WORK TO BE COMPLETED: Reproduce word for word the lines from the beginning of the entries to the line with "no_robot_medium, robot_hard, no_robot_hard]", both included, but none of the pictures.

Records with drawing code:
----

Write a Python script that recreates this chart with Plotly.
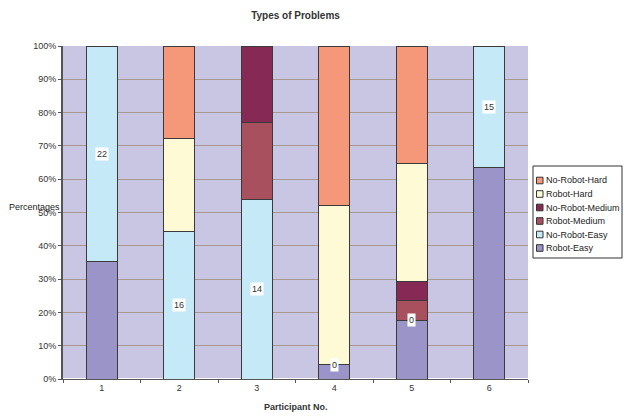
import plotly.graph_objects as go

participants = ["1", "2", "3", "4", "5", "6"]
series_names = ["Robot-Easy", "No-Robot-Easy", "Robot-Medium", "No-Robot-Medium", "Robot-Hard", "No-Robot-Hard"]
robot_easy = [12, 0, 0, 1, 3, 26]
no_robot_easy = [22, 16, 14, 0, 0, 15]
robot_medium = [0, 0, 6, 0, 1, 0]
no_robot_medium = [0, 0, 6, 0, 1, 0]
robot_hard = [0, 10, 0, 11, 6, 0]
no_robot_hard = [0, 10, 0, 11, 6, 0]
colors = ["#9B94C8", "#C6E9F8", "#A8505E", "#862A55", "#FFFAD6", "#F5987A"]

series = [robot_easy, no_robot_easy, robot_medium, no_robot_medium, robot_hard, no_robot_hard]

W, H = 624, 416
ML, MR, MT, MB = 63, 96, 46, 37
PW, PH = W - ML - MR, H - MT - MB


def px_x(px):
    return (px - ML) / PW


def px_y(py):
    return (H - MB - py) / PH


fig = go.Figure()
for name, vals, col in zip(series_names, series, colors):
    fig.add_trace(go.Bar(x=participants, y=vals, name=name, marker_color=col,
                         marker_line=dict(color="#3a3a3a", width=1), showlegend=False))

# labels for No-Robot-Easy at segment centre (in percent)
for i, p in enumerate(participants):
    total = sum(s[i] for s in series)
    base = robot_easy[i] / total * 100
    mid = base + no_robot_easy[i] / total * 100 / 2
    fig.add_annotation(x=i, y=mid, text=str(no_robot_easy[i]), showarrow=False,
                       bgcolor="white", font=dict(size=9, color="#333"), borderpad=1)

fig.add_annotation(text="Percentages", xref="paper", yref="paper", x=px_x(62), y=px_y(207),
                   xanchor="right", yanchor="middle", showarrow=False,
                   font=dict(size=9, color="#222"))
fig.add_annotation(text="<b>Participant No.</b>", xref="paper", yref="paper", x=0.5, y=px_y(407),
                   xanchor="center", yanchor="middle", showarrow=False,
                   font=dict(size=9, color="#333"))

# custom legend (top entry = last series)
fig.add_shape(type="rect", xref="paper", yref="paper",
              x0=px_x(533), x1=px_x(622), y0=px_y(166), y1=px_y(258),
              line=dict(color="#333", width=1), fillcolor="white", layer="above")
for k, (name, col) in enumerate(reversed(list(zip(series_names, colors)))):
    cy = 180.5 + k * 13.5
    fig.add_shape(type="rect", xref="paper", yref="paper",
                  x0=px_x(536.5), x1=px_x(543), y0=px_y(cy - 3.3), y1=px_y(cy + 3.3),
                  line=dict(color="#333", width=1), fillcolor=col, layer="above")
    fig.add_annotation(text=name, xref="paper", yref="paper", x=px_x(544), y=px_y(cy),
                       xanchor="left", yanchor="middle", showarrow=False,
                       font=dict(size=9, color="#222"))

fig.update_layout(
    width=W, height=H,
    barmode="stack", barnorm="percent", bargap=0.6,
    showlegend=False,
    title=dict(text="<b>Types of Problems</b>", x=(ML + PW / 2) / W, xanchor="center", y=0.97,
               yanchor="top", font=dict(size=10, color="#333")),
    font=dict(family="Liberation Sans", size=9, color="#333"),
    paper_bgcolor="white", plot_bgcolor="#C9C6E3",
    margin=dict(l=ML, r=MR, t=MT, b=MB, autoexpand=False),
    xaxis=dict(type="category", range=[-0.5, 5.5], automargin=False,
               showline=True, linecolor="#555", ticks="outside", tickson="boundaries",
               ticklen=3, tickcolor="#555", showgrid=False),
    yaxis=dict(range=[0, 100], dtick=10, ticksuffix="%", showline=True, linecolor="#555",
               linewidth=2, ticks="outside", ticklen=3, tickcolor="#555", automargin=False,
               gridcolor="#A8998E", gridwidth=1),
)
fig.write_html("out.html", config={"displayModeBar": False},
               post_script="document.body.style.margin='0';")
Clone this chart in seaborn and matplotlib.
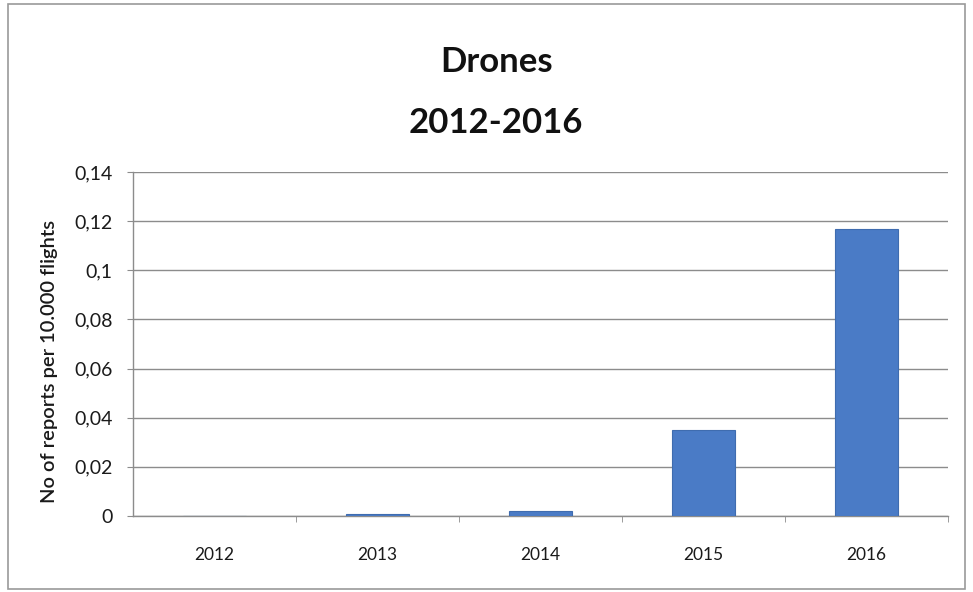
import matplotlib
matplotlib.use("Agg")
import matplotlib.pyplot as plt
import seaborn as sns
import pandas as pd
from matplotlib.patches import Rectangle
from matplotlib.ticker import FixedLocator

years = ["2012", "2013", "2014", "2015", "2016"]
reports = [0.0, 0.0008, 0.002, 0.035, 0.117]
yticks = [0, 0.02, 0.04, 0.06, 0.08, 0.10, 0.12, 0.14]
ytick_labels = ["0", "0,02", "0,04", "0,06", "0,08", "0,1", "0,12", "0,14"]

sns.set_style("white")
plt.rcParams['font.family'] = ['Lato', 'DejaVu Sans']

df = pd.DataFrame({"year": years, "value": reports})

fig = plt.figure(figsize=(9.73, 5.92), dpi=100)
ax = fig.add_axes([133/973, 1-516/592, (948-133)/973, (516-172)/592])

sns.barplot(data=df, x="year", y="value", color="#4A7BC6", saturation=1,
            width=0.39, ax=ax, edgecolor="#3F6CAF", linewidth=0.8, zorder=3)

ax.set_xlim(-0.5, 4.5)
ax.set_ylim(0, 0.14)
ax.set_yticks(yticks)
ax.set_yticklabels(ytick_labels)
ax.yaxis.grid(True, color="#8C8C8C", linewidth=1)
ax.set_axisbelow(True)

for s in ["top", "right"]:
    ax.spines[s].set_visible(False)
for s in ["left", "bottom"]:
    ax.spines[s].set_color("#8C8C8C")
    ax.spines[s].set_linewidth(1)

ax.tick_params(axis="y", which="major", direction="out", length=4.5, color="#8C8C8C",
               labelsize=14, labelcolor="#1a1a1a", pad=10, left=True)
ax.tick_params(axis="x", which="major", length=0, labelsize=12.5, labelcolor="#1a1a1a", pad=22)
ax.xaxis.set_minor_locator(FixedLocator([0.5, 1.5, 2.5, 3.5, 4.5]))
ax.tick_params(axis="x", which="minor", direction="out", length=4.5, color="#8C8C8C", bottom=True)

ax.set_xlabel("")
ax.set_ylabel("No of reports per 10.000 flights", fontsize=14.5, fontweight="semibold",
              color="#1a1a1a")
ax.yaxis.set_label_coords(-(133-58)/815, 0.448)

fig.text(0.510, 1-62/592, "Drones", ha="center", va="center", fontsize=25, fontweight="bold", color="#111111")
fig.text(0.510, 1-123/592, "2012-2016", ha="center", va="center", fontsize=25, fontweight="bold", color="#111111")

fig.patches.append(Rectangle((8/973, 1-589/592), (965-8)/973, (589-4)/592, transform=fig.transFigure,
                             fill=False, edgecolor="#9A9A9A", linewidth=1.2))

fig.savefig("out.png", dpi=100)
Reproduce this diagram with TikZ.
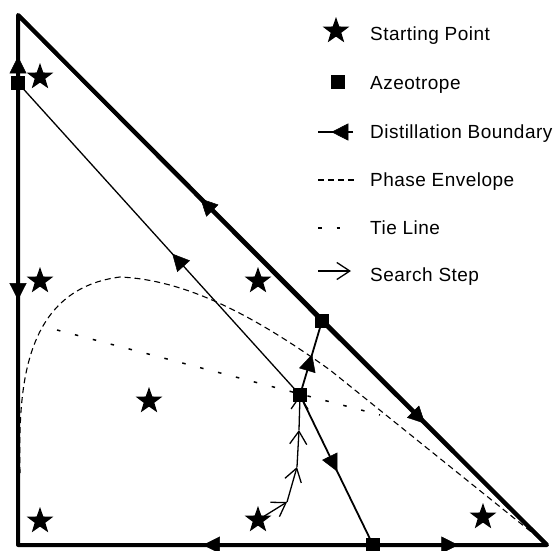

----

ANSWER TO THIS TASK:
Write a Python script that recreates this chart with Plotly.
import plotly.graph_objects as go

participants = ["1", "2", "3", "4", "5", "6"]
series_names = ["Robot-Easy", "No-Robot-Easy", "Robot-Medium", "No-Robot-Medium", "Robot-Hard", "No-Robot-Hard"]
robot_easy = [12, 0, 0, 1, 3, 26]
no_robot_easy = [22, 16, 14, 0, 0, 15]
robot_medium = [0, 0, 6, 0, 1, 0]
no_robot_medium = [0, 0, 6, 0, 1, 0]
robot_hard = [0, 10, 0, 11, 6, 0]
no_robot_hard = [0, 10, 0, 11, 6, 0]
colors = ["#9B94C8", "#C6E9F8", "#A8505E", "#862A55", "#FFFAD6", "#F5987A"]

series = [robot_easy, no_robot_easy, robot_medium, no_robot_medium, robot_hard, no_robot_hard]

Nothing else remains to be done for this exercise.